The Harley Davidson Community in South Korea
The HD Owners Group (HOG) chapter in Seoul is active and welcomes both Korean and foreign members. Organized rides happen regularly on weekends, taking routes out of the city into the surrounding countryside where the roads open up and the Harley sound system can actually be appreciated without immediately being absorbed by the traffic noise of a 10 million-person city. If you are in Seoul with a motorcycle and want to connect with other riders, the HOG chapter is the fastest way to do it. Events are listed on social media and at the Itaewon dealership bulletin board.
Korean motorcycle culture more broadly has been growing steadily as incomes have risen and disposable spending on recreational vehicles has expanded. The HD brand in particular carries significant aspirational status in Korea — partly for the same reasons it does in the US, and partly because of the long association between Harley Davidson and the American military presence in the country. When David rode past on the Sportster, the reaction from Korean riders at stop lights was consistently positive.
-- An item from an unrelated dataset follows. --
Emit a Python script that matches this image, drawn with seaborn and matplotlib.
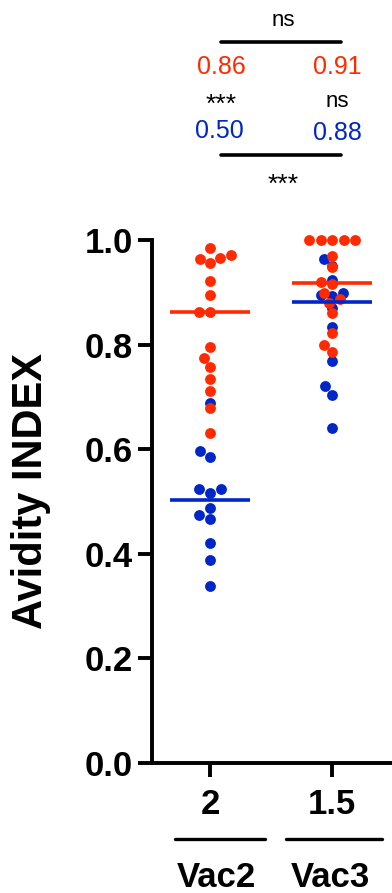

The bike was recognized, appreciated, and occasionally photographed by strangers at intersections. It was, in that sense, the perfect ambassador for showing up in Seoul as an American who loves motorcycles.
If you are a motorcycle rider who finds yourself stationed in or moving to South Korea, the two-word answer to whether you should ride in Seoul is: absolutely yes. The city will push your riding skills further in six months than most US riders develop in years of open-road riding. The density, the unpredictability, and the sheer concentration of variables on a Seoul road at rush hour create a riding environment that is demanding in the best possible way. The footage does not fully capture it. The only way to fully understand it is to ride it yourself.